Reproduce the material below line by line, beginning with its first line and ending with the line that contains "(kiri) at (78,0);"; leave out pictures.

[START]

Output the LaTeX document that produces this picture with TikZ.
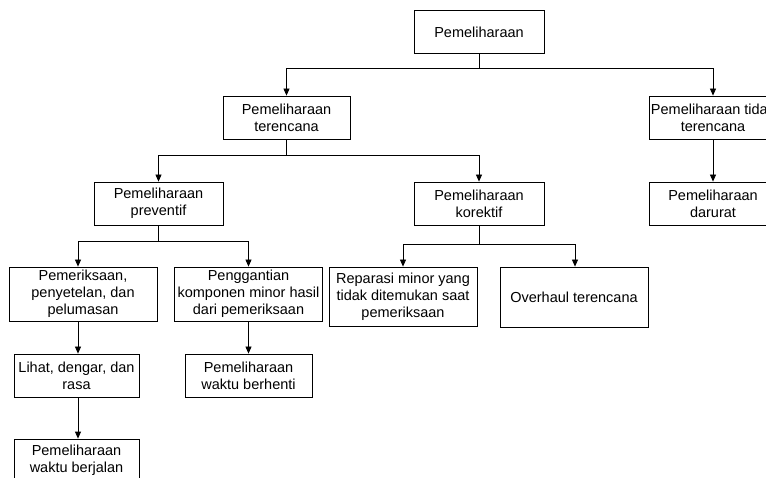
\documentclass[tikz,border=0pt]{standalone}
\usepackage{fontspec}
\setmainfont{Liberation Sans}
\usetikzlibrary{arrows.meta, positioning}

\begin{document}
\begin{tikzpicture}[
  x=1pt, y=-1pt,
  kotak/.style={draw, line width=0.8pt, align=center, inner sep=0pt,
                font=\fontsize{14.5}{17}\selectfont, minimum width=#1, minimum height=43pt},
  kotak/.default=130pt,
  panah/.style={line width=0.8pt, -{Triangle[length=7pt, width=6pt]}},
]
  \useasboundingbox (0,0) rectangle (766,478);
  \coordinate (kiri) at (78,0);

  \node[kotak] (akar) at (479,32) {Pemeliharaan};
  \node[kotak=127pt] (terencana) at (286.5,117.5) {Pemeliharaan\\terencana};
  \node[kotak=128pt] (tidak) at (713,117.5) {Pemeliharaan tidak\\terencana};
  \node[kotak=129pt] (preventif) at (158.5,203.5) {Pemeliharaan\\preventif};
  \node[kotak] (korektif) at (479,203.5) {Pemeliharaan\\korektif};
  \node[kotak=128pt] (darurat) at (713,203.5) {Pemeliharaan\\darurat};
  \node[kotak=148pt, minimum height=54pt] (periksa) at (83,294) {Pemeriksaan,\\penyetelan, dan\\pelumasan};
  \node[kotak=148pt, minimum height=54pt] (ganti) at (248.5,294) {Penggantian\\komponen minor hasil\\dari pemeriksaan};
  \node[kotak=148pt, minimum height=59pt] (reparasi) at (403,296.5) {Reparasi minor yang\\tidak ditemukan saat\\pemeriksaan};
  \node[kotak=148pt, minimum height=60pt] (overhaul) at (574,297) {Overhaul terencana};
  \node[kotak=125pt] (lihat) at (76.5,375.5) {Lihat, dengar, dan\\rasa};
  \node[kotak=127pt] (berhenti) at (248.5,375.5) {Pemeliharaan\\waktu berhenti};
  \node[kotak=125pt] (berjalan) at (76.5,460.5) {Pemeliharaan\\waktu berjalan};

  \draw[panah] (akar.south) -- ++(0,15) -| (terencana.north);
  \draw[panah] (akar.south) -- ++(0,15) -| (tidak.north);
  \draw[panah] (terencana.south) -- ++(0,16) -| (preventif.north);
  \draw[panah] (terencana.south) -- ++(0,16) -| (korektif.north);
  \draw[panah] (tidak) -- (darurat);
  \draw[panah] (preventif.south) -- ++(0,16) -| (periksa.north -| kiri);
  \draw[panah] (preventif.south) -- ++(0,16) -| (ganti.north);
  \draw[panah] (korektif.south) -- ++(0,19) -| (reparasi.north);
  \draw[panah] (korektif.south) -- ++(0,19) -| ([xshift=1pt]overhaul.north);
  \draw[panah] (periksa.south -| kiri) -- (lihat.north -| kiri);
  \draw[panah] (lihat.south -| kiri) -- (berjalan.north -| kiri);
  \draw[panah] (ganti) -- (berhenti);
\end{tikzpicture}
\end{document}
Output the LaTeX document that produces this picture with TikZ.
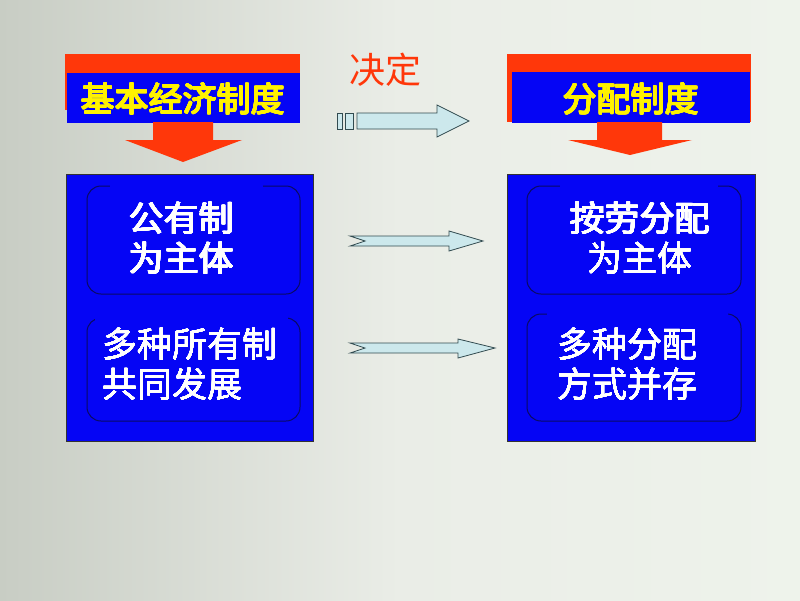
\documentclass[tikz,border=0pt]{standalone}
\usepackage{fontspec}
\usepackage[copies]{contour}
\contourlength{0.4pt}
\contournumber{16}
\newfontfamily\cjk{Noto Sans CJK SC}
\newcommand{\wline}[1]{\contourlength{0.12pt}\contour{white}{#1}}
\definecolor{mainblue}{RGB}{5,5,245}
\definecolor{hdrred}{RGB}{255,55,10}
\definecolor{lightarrow}{RGB}{204,232,236}
\definecolor{arrowline}{RGB}{50,75,80}
\definecolor{navyline}{RGB}{10,10,100}
\definecolor{bgleft}{RGB}{200,205,196}
\definecolor{bgmid}{RGB}{234,237,231}
\definecolor{bgright}{RGB}{238,243,235}
\tikzset{
  bigbox/.style={fill=mainblue,draw=black!80,line width=0.8pt},
  innerbox/.style={draw=navyline,line width=1pt,rounded corners=14pt},
  hdrtext/.style={font=\cjk\fontsize{34}{40}\selectfont,text=yellow,inner sep=0pt},
  bodytext/.style={font=\cjk\fontsize{35}{40}\selectfont,text=white,inner sep=0pt},
  blockarrow/.style={fill=lightarrow,draw=arrowline,line width=0.8pt,line join=miter},
  downarrow/.style={fill=hdrred},
}
\begin{document}
\begin{tikzpicture}[x=1pt,y=-1pt]
\useasboundingbox (0,0) rectangle (800,600);
\shade[left color=bgleft,right color=bgright,middle color=bgmid] (0,0) rectangle (800,600);

% left header
\fill[hdrred] (65,54) rectangle (300,110);
\fill[mainblue] (67,73) rectangle (300,123);
\node[hdrtext] (lhdr) at (183,99) {\contour{yellow}{基本经济制度}};
\fill[downarrow] (153,122) -- (213,122) -- (213,140) -- (242,140) -- (183,162) -- (125,140) -- (153,140) -- cycle;

% right header
\fill[hdrred] (507,54) rectangle (751,122);
\fill[mainblue] (512,72) rectangle (750,123);
\node[hdrtext] (rhdr) at (631,99) {\contour{yellow}{分配制度}};
\fill[downarrow] (597,122) -- (662,122) -- (662,140) -- (692,140) -- (630,155) -- (568,140) -- (597,140) -- cycle;

% decide label and striped arrow
\node[font=\cjk\fontsize{36}{40}\selectfont,text=hdrred,inner sep=0pt] (jd) at (385,70) {决定};
\draw[blockarrow] (337,113) rectangle (342,129);
\draw[blockarrow] (345,113) rectangle (353,129);
\draw[blockarrow] (357,113) -- (437,113) -- (437,105) -- (469,121) -- (437,137) -- (437,129) -- (357,129) -- cycle;

% main boxes
\draw[bigbox] (66,174) rectangle (313,441);
\draw[bigbox] (507,174) rectangle (755,441);

% inner boxes left
\draw[innerbox] (87,186) rectangle (300,294);
\fill[mainblue] (110,183) rectangle (263,189);
\draw[innerbox] (87,318) rectangle (300,421);
\fill[mainblue] (95,315) rectangle (288,321);
% inner boxes right
\draw[innerbox] (527,186) rectangle (741,294);
\fill[mainblue] (560,183) rectangle (718,189);
\draw[innerbox] (527,314) rectangle (741,421);
\fill[mainblue] (547,311) rectangle (728,317);

% texts
\node[bodytext,align=left] (t1) at (181.5,238) {\wline{公有制}\\\wline{为主体}};
\node[bodytext,align=left] (t2) at (190,364) {\wline{多种所有制}\\\wline{共同发展}};
\node[bodytext,align=center] (t3) at (640,238) {\wline{按劳分配}\\\wline{为主体}};
\node[bodytext,align=left] (t4) at (627.5,364) {\wline{多种分配}\\\wline{方式并存}};

% middle arrows
\draw[blockarrow] (350,236) -- (449,236) -- (449,231) -- (483,241) -- (449,251) -- (449,246) -- (350,246) -- (365,241) -- cycle;
\draw[blockarrow] (350,343) -- (458,343) -- (458,339) -- (495,348) -- (458,358) -- (458,353) -- (350,353) -- (365,348) -- cycle;
\end{tikzpicture}
\end{document}
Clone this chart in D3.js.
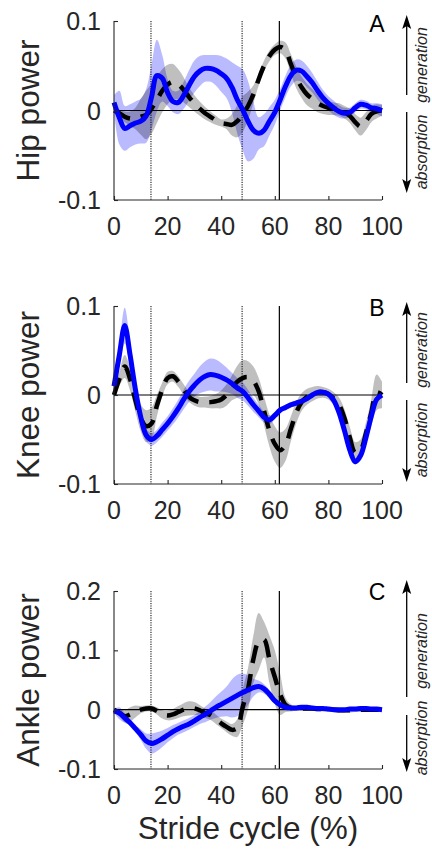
<!DOCTYPE html>
<html><head><meta charset="utf-8">
<script src="https://cdn.jsdelivr.net/npm/d3@7"></script>
<style>
body{margin:0;background:#fff}
svg{display:block}
text{font-family:"Liberation Sans",Arial,Helvetica,sans-serif;fill:#262626}
</style>
</head><body>
<svg id="chart" width="432" height="855"></svg>
<script>
// ---------- DATA ----------
const stride = [0,2,4,6,8,10,12,14,16,18,20,22,24,26,28,30,32,34,36,38,40,42,44,46,48,50,52,54,56,58,60,62,64,66,68,70,72,74,76,78,80,82,84,86,88,90,92,94,96,98,100];
const xTicks = [0,20,40,60,80,100];
const yTicksAB = [-0.1,0,0.1];
const yTicksC = [-0.1,0,0.1,0.2];
const dottedEvents = [13.8,47.8];
const solidEvents = [61.7];

const hipBlue = [0.009,-0.008,-0.020,-0.017,-0.014,-0.012,-0.006,0.015,0.039,0.036, 0.020,0.010,0.009,0.017,0.028,0.038,0.044,0.047,0.047,0.045, 0.041,0.036,0.026,0.012,0.001,-0.012,-0.022,-0.0255,-0.022,-0.012, -0.002,0.012,0.027,0.039,0.045,0.044,0.038,0.031,0.022,0.014, 0.008,0.003,-0.001,-0.003,-0.002,0.003,0.007,0.006,0.003,0.002, 0.0];
const hipBlueSd = [0.008,0.03,0.025,0.024,0.024,0.025,0.03,0.036,0.04,0.026, 0.015,0.012,0.013,0.015,0.017,0.018,0.017,0.015,0.015,0.017, 0.02,0.022,0.028,0.038,0.045,0.045,0.032,0.018,0.018,0.016, 0.014,0.012,0.012,0.012,0.012,0.012,0.012,0.011,0.01,0.009, 0.008,0.008,0.007,0.006,0.005,0.005,0.005,0.005,0.005,0.006, 0.007];
const hipBlack = [0,-0.003,-0.007,-0.009,-0.009,-0.007,-0.005,0.002,0.012,0.022, 0.029,0.032,0.029,0.023,0.015,0.008,0.002,-0.003,-0.007,-0.011, -0.014,-0.015,-0.016,-0.012,-0.004,0.005,0.018,0.035,0.05,0.061, 0.068,0.071,0.067,0.052,0.037,0.026,0.018,0.013,0.008,0.005, 0.003,0.002,0.001,-0.002,-0.006,-0.013,-0.018,-0.012,-0.004,-0.001, 0];
const hipGraySd = [0.003,0.004,0.006,0.008,0.012,0.02,0.027,0.028,0.026,0.024, 0.022,0.02,0.017,0.014,0.011,0.009,0.008,0.007,0.006,0.005, 0.004,0.006,0.012,0.018,0.02,0.016,0.01,0.007,0.006,0.006, 0.006,0.007,0.009,0.011,0.012,0.012,0.012,0.011,0.01,0.009, 0.008,0.007,0.007,0.007,0.008,0.009,0.01,0.01,0.009,0.008, 0.006];

const kneeBlue = [0.010,0.045,0.078,0.045,0.006,-0.025,-0.045,-0.050,-0.046,-0.039, -0.032,-0.024,-0.015,-0.005,0.004,0.011,0.017,0.021,0.023,0.022, 0.020,0.017,0.013,0.008,0.004,-0.003,-0.011,-0.018,-0.025,-0.028, -0.023,-0.017,-0.014,-0.011,-0.009,-0.007,-0.004,0.0,0.003,0.003, 0.001,-0.006,-0.02,-0.04,-0.062,-0.075,-0.068,-0.048,-0.024,-0.005, 0.0];
const kneeBlueSd = [0.005,0.012,0.02,0.015,0.01,0.008,0.007,0.007,0.007,0.008, 0.008,0.009,0.01,0.011,0.012,0.013,0.015,0.017,0.018,0.018, 0.016,0.014,0.012,0.011,0.01,0.009,0.008,0.007,0.006,0.005, 0.004,0.003,0.003,0.003,0.003,0.003,0.003,0.003,0.003,0.003, 0.003,0.003,0.003,0.003,0.003,0.003,0.003,0.003,0.003,0.003, 0.003];
const kneeBlack = [0.0,0.018,0.032,0.018,-0.006,-0.026,-0.035,-0.032,-0.012,0.006, 0.019,0.021,0.015,0.006,-0.002,-0.006,-0.008,-0.008,-0.008,-0.007, -0.005,0.0,0.008,0.015,0.019,0.02,0.016,0.004,-0.018,-0.04, -0.055,-0.062,-0.056,-0.038,-0.02,-0.008,-0.002,0.001,0.003,0.003, 0.001,-0.004,-0.011,-0.026,-0.048,-0.065,-0.062,-0.043,-0.02,0.003, 0.0];
const kneeGraySd = [0.003,0.008,0.013,0.013,0.013,0.015,0.018,0.018,0.012,0.008, 0.007,0.006,0.006,0.006,0.006,0.006,0.006,0.006,0.007,0.008, 0.01,0.012,0.014,0.018,0.02,0.018,0.016,0.015,0.016,0.018, 0.02,0.02,0.018,0.014,0.012,0.01,0.009,0.008,0.007,0.006, 0.006,0.007,0.008,0.01,0.012,0.012,0.012,0.012,0.015,0.02, 0.015];

const ankleBlue = [-0.002,-0.006,-0.014,-0.022,-0.032,-0.042,-0.053,-0.057,-0.054,-0.049, -0.043,-0.037,-0.032,-0.028,-0.024,-0.019,-0.013,-0.008,-0.002,0.004, 0.009,0.014,0.019,0.024,0.029,0.033,0.037,0.039,0.035,0.026, 0.015,0.008,0.004,0.003,0.003,0.004,0.004,0.003,0.002,0.002, 0.001,0.0,0.0,0.0,0.001,0.001,0.002,0.002,0.001,0.001, 0.0];
const ankleBlueSd = [0.003,0.01,0.008,0.005,0.006,0.009,0.013,0.017,0.016,0.014, 0.012,0.011,0.01,0.01,0.01,0.01,0.011,0.013,0.015,0.018, 0.021,0.025,0.032,0.035,0.032,0.025,0.015,0.01,0.008,0.007, 0.006,0.005,0.003,0.003,0.003,0.003,0.003,0.003,0.003,0.003, 0.003,0.003,0.003,0.003,0.003,0.003,0.003,0.003,0.003,0.003, 0.003];
const ankleBlack = [0.0,-0.005,-0.011,-0.008,-0.003,0.0,0.002,0.002,-0.002,-0.008, -0.010,-0.008,-0.004,0.0,0.002,0.002,-0.001,-0.006,-0.009,-0.016, -0.023,-0.029,-0.034,-0.031,0.004,0.035,0.085,0.115,0.118,0.085, 0.055,0.026,0.008,0.003,0.002,0.002,0.002,0.002,0.001,0.001, 0.0,0.0,-0.001,-0.001,-0.001,0.0,0.0,0.0,0.0,0.0, 0.0];
const ankleGraySd = [0.003,0.006,0.01,0.012,0.01,0.006,0.005,0.005,0.006,0.007, 0.008,0.009,0.01,0.011,0.012,0.011,0.009,0.008,0.008,0.008, 0.008,0.009,0.01,0.015,0.03,0.035,0.04,0.048,0.03,0.04, 0.045,0.035,0.012,0.006,0.004,0.004,0.004,0.004,0.004,0.004, 0.004,0.004,0.004,0.004,0.004,0.004,0.004,0.004,0.004,0.004, 0.004];

const yLabels = ["Hip power","Knee power","Ankle power"];
const panelLetters = ["A","B","C"];
const xLabel = "Stride cycle (%)";

// ---------- LAYOUT ----------
const svg = d3.select("#chart");
const left = 114, right = 382;
const layout = [
  {top:21, bottom:200, domain:[-0.1,0.1], ticks:yTicksAB, blue:hipBlue, blueSd:hipBlueSd, black:hipBlack, graySd:hipGraySd,
   arr:{t:15,m1:95,m2:112,b:193,gen:65,abs:152}, letterY:32},
  {top:306, bottom:484, domain:[-0.1,0.1], ticks:yTicksAB, blue:kneeBlue, blueSd:kneeBlueSd, black:kneeBlack, graySd:kneeGraySd,
   arr:{t:302,m1:383,m2:400,b:482,gen:350,abs:440}, letterY:316},
  {top:591, bottom:769, domain:[-0.1,0.2], ticks:yTicksC, blue:ankleBlue, blueSd:ankleBlueSd, black:ankleBlack, graySd:ankleGraySd,
   arr:{t:580,m1:697,m2:715,b:772,gen:651,abs:738}, letterY:600}
];

const x = d3.scaleLinear().domain([0,100]).range([left,right]);
const fmt = v => v === 0 ? "0" : String(v);

layout.forEach((p, i) => {
  const y = d3.scaleLinear().domain(p.domain).range([p.bottom, p.top]);
  const g = svg.append("g");
  const curve = d3.curveCatmullRom.alpha(0.5);

  const area = (m, s) => d3.area().curve(curve)
      .x((d, k) => x(stride[k]))
      .y0((d, k) => y(m[k] - Math.max(s[k], 0.0015)))
      .y1((d, k) => y(m[k] + Math.max(s[k], 0.0015)))(m);
  const line = m => d3.line().curve(curve).x((d, k) => x(stride[k])).y(d => y(d))(m);

  // bands
  g.append("path").attr("d", area(p.blue, p.blueSd)).attr("fill", "#0000ff").attr("fill-opacity", 0.27);
  g.append("path").attr("d", area(p.black, p.graySd)).attr("fill", "#000").attr("fill-opacity", 0.25);

  // zero line
  g.append("line").attr("x1", x(0)).attr("x2", x(100)).attr("y1", y(0)).attr("y2", y(0))
    .attr("stroke", "#000").attr("stroke-width", 1.2);

  // event lines
  dottedEvents.forEach(e => g.append("line").attr("x1", x(e)).attr("x2", x(e))
    .attr("y1", p.top).attr("y2", p.bottom).attr("stroke", "#000").attr("stroke-width", 1)
    .attr("stroke-dasharray", "1.2,1.2"));
  solidEvents.forEach(e => g.append("line").attr("x1", x(e)).attr("x2", x(e))
    .attr("y1", p.top).attr("y2", p.bottom).attr("stroke", "#000").attr("stroke-width", 1.2));

  // mean lines
  g.append("path").attr("d", line(p.black)).attr("fill", "none").attr("stroke", "#000")
    .attr("stroke-width", 4.5).attr("stroke-dasharray", "18,11");
  g.append("path").attr("d", line(p.blue)).attr("fill", "none").attr("stroke", "#0000ff")
    .attr("stroke-width", 5).attr("stroke-linejoin", "round");

  // axes
  const xAxis = g.append("g").attr("transform", `translate(0,${p.bottom})`)
    .call(d3.axisBottom(x).tickValues(xTicks).tickSize(-4).tickPadding(0).tickFormat(d => d));
  xAxis.select(".domain").attr("d", `M${left},0H${right}`);
  xAxis.selectAll(".tick text").remove();
  const yAxis = g.append("g").attr("transform", `translate(${left},0)`)
    .call(d3.axisLeft(y).tickValues(p.ticks).tickSize(-4).tickFormat(fmt));
  yAxis.select(".domain").attr("d", `M0,${p.top}V${p.bottom}`);
  yAxis.selectAll(".tick text").remove();
  [xAxis, yAxis].forEach(a => {
    a.selectAll(".domain,.tick line").attr("stroke", "#262626").attr("stroke-width", 1.1);
  });

  // tick labels
  g.selectAll(".xt").data(xTicks).join("text").attr("class", "xt")
    .attr("x", d => x(d)).attr("y", p.bottom + 35).attr("text-anchor", "middle")
    .attr("font-size", 25).text(d => d);
  g.selectAll(".yt").data(p.ticks).join("text").attr("class", "yt")
    .attr("x", 101).attr("y", d => y(d)).attr("dy", "0.36em").attr("text-anchor", "end")
    .attr("font-size", 25).text(fmt);

  // y label
  g.append("text").attr("transform", `translate(39,${(p.top + p.bottom) / 2}) rotate(-90)`)
    .attr("text-anchor", "middle").attr("font-size", 31.5).text(yLabels[i]);

  // panel letter
  g.append("text").attr("x", 377).attr("y", p.letterY).attr("text-anchor", "middle")
    .attr("font-size", 23).style("fill", "#000").text(panelLetters[i]);

  // right annotations
  const ax = 406.7, a = p.arr;
  g.append("line").attr("x1", ax).attr("x2", ax).attr("y1", a.m1).attr("y2", a.t + 10)
    .attr("stroke", "#000").attr("stroke-width", 1.3);
  g.append("path").attr("d", `M${ax},${a.t} L${ax - 4.5},${a.t + 14} L${ax},${a.t + 11} L${ax + 4.5},${a.t + 14} Z`).attr("fill", "#000");
  g.append("line").attr("x1", ax).attr("x2", ax).attr("y1", a.m2).attr("y2", a.b - 10)
    .attr("stroke", "#000").attr("stroke-width", 1.3);
  g.append("path").attr("d", `M${ax},${a.b} L${ax - 4.5},${a.b - 14} L${ax},${a.b - 11} L${ax + 4.5},${a.b - 14} Z`).attr("fill", "#000");
  g.append("text").attr("transform", `translate(427,${a.gen}) rotate(-90)`).attr("text-anchor", "middle")
    .attr("font-size", 16).attr("font-style", "italic").text("generation");
  g.append("text").attr("transform", `translate(427,${a.abs}) rotate(-90)`).attr("text-anchor", "middle")
    .attr("font-size", 16).attr("font-style", "italic").text("absorption");
});

svg.append("text").attr("x", (left + right) / 2).attr("y", 839).attr("text-anchor", "middle")
  .attr("font-size", 31.5).text(xLabel);
</script>
</body></html>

[END]

▸ **TASK SOLUTION**
Output the LaTeX document that produces this picture with TikZ.
\documentclass[tikz,border=0pt]{standalone}
\usepackage{fontspec}
\setmainfont{Liberation Sans}
\usetikzlibrary{arrows.meta, positioning}

\begin{document}
\begin{tikzpicture}[
  x=1pt, y=-1pt,
  kotak/.style={draw, line width=0.8pt, align=center, inner sep=0pt,
                font=\fontsize{14.5}{17}\selectfont, minimum width=#1, minimum height=43pt},
  kotak/.default=130pt,
  panah/.style={line width=0.8pt, -{Triangle[length=7pt, width=6pt]}},
]
  \useasboundingbox (0,0) rectangle (766,478);
  \coordinate (kiri) at (78,0);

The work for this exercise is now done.